The strategy of the Obama campaign thus far has been to stake claim to the moral high ground. The junior senator from Illinois has refused to resort to negative campaigning or to launch pre-emptive strikes on its opposition unless it finds itself directly challenged. What concerns me about this attitude is that it's all well and good to play fair except when one considers that there's no such thing as a fair fight. This is particularly true in politics.
In saying this, let me assert that I am firmly in Senator Obama's camp and consider him the most qualified candidate currently running. But let me also counter that statement of support by stating my concern that Obama will be effectively smeared by the Clinton machine and not respond to the inevitable negative allegations in time. Leo Durocher famously stated that nice guys finish last. I'd hate for Barack Obama to be the latest example.
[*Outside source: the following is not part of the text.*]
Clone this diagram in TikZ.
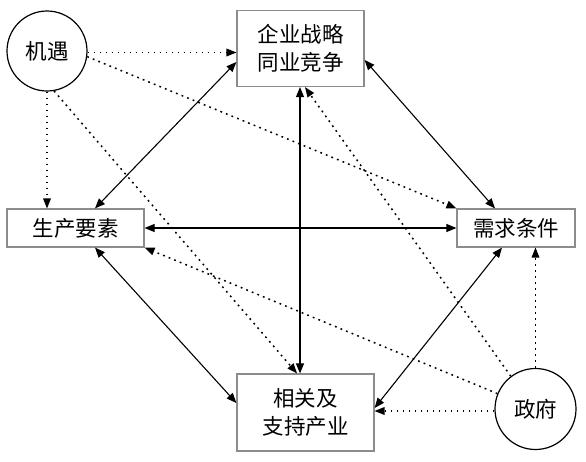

Obama is trying to run a spotless campaign from now until the primaries begin but concedes that after the primaries conclude that the gloves will come off. I heartily disagree with this philosophy because my instinct is to go for the jugular as quickly as possible. This does not imply that I wish to sling unfounded suppositions and mean-spirited gossip in Rovian fashion. The reality is that in addition to being unethical, this sort of behavior is totally unnecessary. The record of the Clinton White House is ammunition enough.
I propose that the campaign strip off the veneer of fantasy and reveal the reality behind its most formidable competition. The Obama campaign is not willing to go on the record as such, which I believe to be a great mistake. Nor have I heard of any other Democratic candidate willing to reveal the truth. To wit, Bill Clinton is not the messiah that he is often perceived to be. This sentiment is often heard within the African-American community, which thus far has been hesitant to embrace Senator Obama as one of its own. Among many of African-Americans, the name Clinton by itself holds a vast amount of credibility and name recognition. The irony is that, in many ways, Bill Clinton was no friend to the Black community.
I never heard anyone refer to him as "the first black President" until the time of the Monica Lewinsky scandal. Another major irony is inherent in the fact that everyone accepts that statement as gospel, but no one seems to have defined any uniform interpretation of what is meant by it. I've informally canvassed a large cross-section of African-Americans, asking for their own definition, and everyone I've questioned has a different answer.
Bill ran to the black community and was embraced with open arms. Perhaps an racial group all-too-familiar being vilified based on ignorance and fear felt that they could relate well to Bill's philandering. Among a few arch-conservative commentators, I heard another, more sinister interpretation which suggested that many African-American men cheated on their spouses and wives and that this made Bill's behavior that much more understandable. Naturally, this line of logic is in the same tired, racist school of thought that stereotypes Black men as amoral and sub-human.
Bill Clinton was one of the most conservative Democrats ever to hold the office of President. His eight-year tenure included passage of the 1996 Welfare Reform Act as well as the draconian three-strikes-and-you're-out legislation. Granted, both of these bills were passed under a hostile GOP-controlled Congress, but this did not obligate Clinton to play ball and acquiesce to the demands of an unfriendly legislative body. After all, has not our current President made a career out of taking a stand on often unpopular issues?
The incompetence and abuses of powers committed by the current administration have many of us yearning for the past. I think this is a particularly dangerous fantasy, especially when one considers that the placidity of those times disguised major problems that had yet to fully foment. We went through a robust period of growth in the 1990s, but if the collapse of Enron and the dot.coms have shown us anything, it has illustrated well that much of that wealth existed only on paper.
To conclude, I think it behooves any candidate currently running to explode the mythology of the Clinton years, else we will see Hillary take the Democratic nomination in a cakewalk.